INPUT FOR THIS TASK:
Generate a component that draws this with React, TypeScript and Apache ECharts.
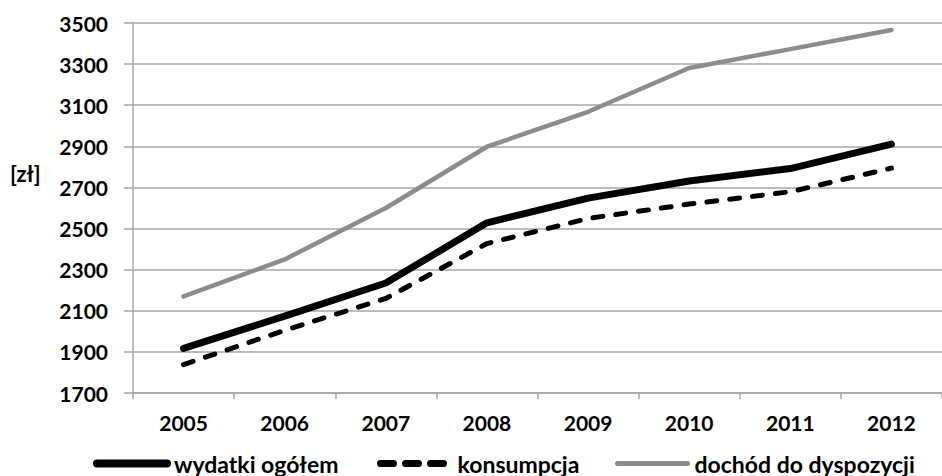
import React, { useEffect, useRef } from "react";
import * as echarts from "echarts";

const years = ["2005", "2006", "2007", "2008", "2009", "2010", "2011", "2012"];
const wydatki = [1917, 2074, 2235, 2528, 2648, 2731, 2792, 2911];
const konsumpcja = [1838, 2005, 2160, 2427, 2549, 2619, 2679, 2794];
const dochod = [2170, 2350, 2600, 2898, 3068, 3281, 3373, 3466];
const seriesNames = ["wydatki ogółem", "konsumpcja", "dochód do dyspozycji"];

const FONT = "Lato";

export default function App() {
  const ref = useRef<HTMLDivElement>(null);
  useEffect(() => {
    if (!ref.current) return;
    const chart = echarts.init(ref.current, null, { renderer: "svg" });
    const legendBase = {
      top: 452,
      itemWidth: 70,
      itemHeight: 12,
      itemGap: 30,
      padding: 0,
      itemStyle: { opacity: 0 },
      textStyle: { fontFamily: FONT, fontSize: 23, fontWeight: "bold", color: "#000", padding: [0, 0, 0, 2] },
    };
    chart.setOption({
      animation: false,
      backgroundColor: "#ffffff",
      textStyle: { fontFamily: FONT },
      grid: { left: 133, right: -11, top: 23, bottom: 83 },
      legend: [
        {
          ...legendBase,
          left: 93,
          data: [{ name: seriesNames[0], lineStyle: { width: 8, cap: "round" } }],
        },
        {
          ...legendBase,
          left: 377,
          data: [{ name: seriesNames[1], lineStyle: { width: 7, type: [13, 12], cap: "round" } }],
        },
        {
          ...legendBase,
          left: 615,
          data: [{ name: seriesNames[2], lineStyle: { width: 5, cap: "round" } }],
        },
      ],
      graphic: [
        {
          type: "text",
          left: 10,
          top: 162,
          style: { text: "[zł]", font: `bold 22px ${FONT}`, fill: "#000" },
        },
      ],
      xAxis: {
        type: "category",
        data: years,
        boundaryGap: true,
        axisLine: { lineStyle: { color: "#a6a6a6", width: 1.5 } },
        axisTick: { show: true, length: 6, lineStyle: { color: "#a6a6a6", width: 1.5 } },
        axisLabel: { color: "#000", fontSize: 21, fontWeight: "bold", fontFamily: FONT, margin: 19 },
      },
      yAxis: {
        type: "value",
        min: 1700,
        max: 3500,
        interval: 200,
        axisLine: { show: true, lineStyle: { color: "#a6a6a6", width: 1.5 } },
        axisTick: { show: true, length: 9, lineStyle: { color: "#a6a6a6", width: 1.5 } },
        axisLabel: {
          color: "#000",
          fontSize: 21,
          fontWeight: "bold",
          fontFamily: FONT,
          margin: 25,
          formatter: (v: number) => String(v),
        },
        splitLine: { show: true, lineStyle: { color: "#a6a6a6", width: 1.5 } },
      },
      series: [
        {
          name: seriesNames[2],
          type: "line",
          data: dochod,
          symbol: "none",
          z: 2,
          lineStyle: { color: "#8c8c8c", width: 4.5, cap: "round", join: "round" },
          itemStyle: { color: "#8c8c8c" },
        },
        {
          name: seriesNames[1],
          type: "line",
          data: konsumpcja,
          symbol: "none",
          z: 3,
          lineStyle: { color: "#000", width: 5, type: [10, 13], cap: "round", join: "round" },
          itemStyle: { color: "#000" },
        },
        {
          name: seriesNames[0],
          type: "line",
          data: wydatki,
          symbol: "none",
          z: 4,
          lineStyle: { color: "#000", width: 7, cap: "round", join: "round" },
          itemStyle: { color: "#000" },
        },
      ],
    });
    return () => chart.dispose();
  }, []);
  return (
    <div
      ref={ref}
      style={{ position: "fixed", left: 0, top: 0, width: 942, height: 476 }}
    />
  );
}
...
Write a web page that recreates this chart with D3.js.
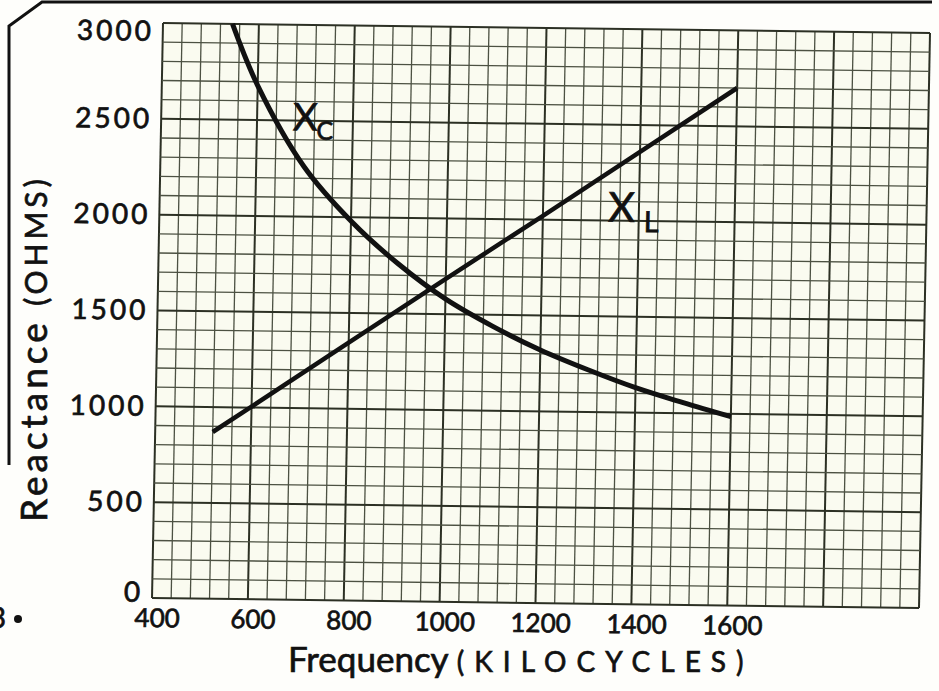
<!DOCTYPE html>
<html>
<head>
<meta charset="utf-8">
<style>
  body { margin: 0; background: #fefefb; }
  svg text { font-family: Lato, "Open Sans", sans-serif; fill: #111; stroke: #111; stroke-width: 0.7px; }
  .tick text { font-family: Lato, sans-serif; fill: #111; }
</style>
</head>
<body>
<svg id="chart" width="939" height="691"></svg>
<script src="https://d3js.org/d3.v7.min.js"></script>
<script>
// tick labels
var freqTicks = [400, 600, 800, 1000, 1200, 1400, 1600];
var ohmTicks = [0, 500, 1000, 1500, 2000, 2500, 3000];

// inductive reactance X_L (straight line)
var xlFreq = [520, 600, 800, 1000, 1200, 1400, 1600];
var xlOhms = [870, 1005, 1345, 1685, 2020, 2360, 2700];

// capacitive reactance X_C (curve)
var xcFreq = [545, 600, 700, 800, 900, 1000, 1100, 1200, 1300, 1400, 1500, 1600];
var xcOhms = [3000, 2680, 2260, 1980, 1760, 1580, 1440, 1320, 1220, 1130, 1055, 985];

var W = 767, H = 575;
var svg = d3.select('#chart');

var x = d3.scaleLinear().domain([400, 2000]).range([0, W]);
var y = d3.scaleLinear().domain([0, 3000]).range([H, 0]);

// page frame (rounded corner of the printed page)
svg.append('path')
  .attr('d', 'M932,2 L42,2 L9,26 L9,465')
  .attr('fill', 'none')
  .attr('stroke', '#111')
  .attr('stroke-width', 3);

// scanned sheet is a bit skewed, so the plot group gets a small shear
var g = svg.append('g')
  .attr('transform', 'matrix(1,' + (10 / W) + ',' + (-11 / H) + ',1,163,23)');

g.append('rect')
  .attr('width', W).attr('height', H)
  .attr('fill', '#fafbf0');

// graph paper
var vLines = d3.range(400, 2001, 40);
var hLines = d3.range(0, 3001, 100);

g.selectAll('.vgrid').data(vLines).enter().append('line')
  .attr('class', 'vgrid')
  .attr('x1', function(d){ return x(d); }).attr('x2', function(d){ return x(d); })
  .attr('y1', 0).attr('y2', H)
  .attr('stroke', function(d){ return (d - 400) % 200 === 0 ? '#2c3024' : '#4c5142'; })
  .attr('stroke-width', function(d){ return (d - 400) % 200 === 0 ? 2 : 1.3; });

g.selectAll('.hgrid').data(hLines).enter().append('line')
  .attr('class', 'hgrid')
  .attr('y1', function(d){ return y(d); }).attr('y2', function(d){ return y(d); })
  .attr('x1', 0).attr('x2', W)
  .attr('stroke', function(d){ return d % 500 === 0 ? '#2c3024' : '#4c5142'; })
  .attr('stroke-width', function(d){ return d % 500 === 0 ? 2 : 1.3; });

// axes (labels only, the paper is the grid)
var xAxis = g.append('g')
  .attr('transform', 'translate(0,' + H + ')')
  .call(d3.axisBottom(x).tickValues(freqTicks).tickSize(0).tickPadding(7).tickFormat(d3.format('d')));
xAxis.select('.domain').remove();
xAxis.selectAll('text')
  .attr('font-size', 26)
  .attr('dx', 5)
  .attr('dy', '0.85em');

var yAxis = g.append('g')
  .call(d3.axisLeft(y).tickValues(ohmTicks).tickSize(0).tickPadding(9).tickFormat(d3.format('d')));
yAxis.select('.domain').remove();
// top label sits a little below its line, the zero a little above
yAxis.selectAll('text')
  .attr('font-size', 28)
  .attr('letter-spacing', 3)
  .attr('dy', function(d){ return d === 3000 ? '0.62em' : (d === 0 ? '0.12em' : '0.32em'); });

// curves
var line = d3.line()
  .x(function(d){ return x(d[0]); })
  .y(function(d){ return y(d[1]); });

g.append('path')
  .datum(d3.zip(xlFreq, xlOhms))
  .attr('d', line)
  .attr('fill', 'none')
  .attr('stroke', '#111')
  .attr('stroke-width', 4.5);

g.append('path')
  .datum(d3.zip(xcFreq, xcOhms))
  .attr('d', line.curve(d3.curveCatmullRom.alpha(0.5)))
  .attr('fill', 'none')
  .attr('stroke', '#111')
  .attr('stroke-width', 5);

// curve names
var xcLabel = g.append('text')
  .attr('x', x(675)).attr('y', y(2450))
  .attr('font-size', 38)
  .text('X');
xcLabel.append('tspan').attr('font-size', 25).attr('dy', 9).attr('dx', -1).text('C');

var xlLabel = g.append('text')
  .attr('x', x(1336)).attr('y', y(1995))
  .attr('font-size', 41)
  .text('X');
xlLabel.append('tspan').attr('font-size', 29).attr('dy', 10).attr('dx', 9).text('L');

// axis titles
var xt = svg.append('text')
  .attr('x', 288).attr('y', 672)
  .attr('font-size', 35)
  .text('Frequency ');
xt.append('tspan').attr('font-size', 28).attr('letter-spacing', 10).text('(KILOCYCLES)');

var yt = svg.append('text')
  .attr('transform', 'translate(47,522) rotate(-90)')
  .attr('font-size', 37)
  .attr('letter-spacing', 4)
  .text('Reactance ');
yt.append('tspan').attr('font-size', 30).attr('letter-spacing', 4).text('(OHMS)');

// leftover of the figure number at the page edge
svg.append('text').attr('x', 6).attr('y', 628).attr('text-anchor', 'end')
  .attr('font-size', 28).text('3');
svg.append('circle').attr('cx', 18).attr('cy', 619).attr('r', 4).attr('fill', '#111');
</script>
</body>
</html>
...
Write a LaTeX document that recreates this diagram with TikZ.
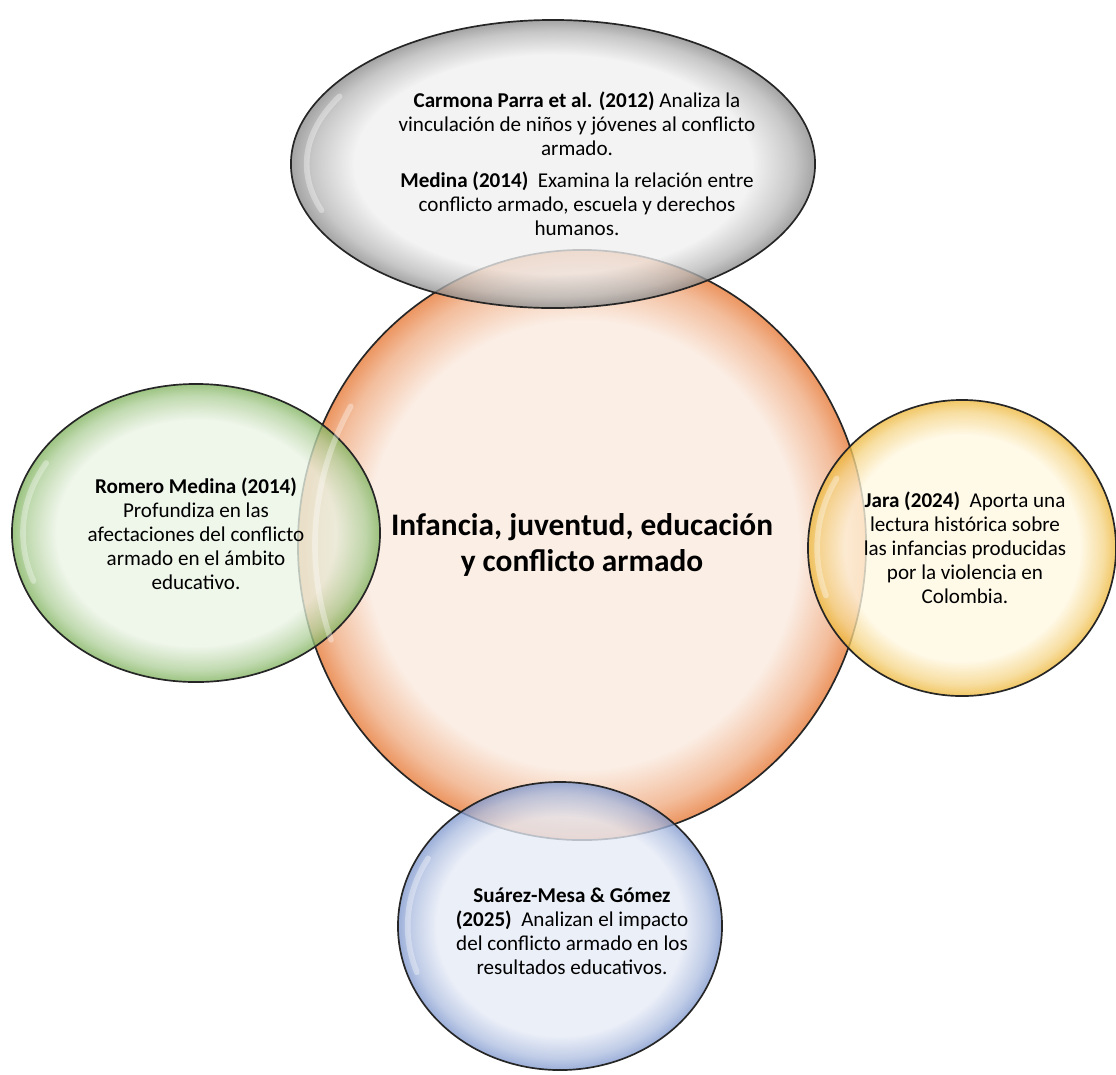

TASK:
Leave out every picture, then retype exactly the lines from the one containing "Write a web" through the one containing "200 === 0 ? 2".

FINISHED EXERCISE:
Write a web page that recreates this chart with D3.js.
<!DOCTYPE html>
<html>
<head>
<meta charset="utf-8">
<style>
  body { margin: 0; background: #fefefb; }
  svg text { font-family: Lato, "Open Sans", sans-serif; fill: #111; stroke: #111; stroke-width: 0.7px; }
  .tick text { font-family: Lato, sans-serif; fill: #111; }
</style>
</head>
<body>
<svg id="chart" width="939" height="691"></svg>
<script src="https://d3js.org/d3.v7.min.js"></script>
<script>
// tick labels
var freqTicks = [400, 600, 800, 1000, 1200, 1400, 1600];
var ohmTicks = [0, 500, 1000, 1500, 2000, 2500, 3000];

// inductive reactance X_L (straight line)
var xlFreq = [520, 600, 800, 1000, 1200, 1400, 1600];
var xlOhms = [870, 1005, 1345, 1685, 2020, 2360, 2700];

// capacitive reactance X_C (curve)
var xcFreq = [545, 600, 700, 800, 900, 1000, 1100, 1200, 1300, 1400, 1500, 1600];
var xcOhms = [3000, 2680, 2260, 1980, 1760, 1580, 1440, 1320, 1220, 1130, 1055, 985];

var W = 767, H = 575;
var svg = d3.select('#chart');

var x = d3.scaleLinear().domain([400, 2000]).range([0, W]);
var y = d3.scaleLinear().domain([0, 3000]).range([H, 0]);

// page frame (rounded corner of the printed page)
svg.append('path')
  .attr('d', 'M932,2 L42,2 L9,26 L9,465')
  .attr('fill', 'none')
  .attr('stroke', '#111')
  .attr('stroke-width', 3);

// scanned sheet is a bit skewed, so the plot group gets a small shear
var g = svg.append('g')
  .attr('transform', 'matrix(1,' + (10 / W) + ',' + (-11 / H) + ',1,163,23)');

g.append('rect')
  .attr('width', W).attr('height', H)
  .attr('fill', '#fafbf0');

// graph paper
var vLines = d3.range(400, 2001, 40);
var hLines = d3.range(0, 3001, 100);

g.selectAll('.vgrid').data(vLines).enter().append('line')
  .attr('class', 'vgrid')
  .attr('x1', function(d){ return x(d); }).attr('x2', function(d){ return x(d); })
  .attr('y1', 0).attr('y2', H)
  .attr('stroke', function(d){ return (d - 400) % 200 === 0 ? '#2c3024' : '#4c5142'; })
  .attr('stroke-width', function(d){ return (d - 400) % 200 === 0 ? 2 : 1.3; });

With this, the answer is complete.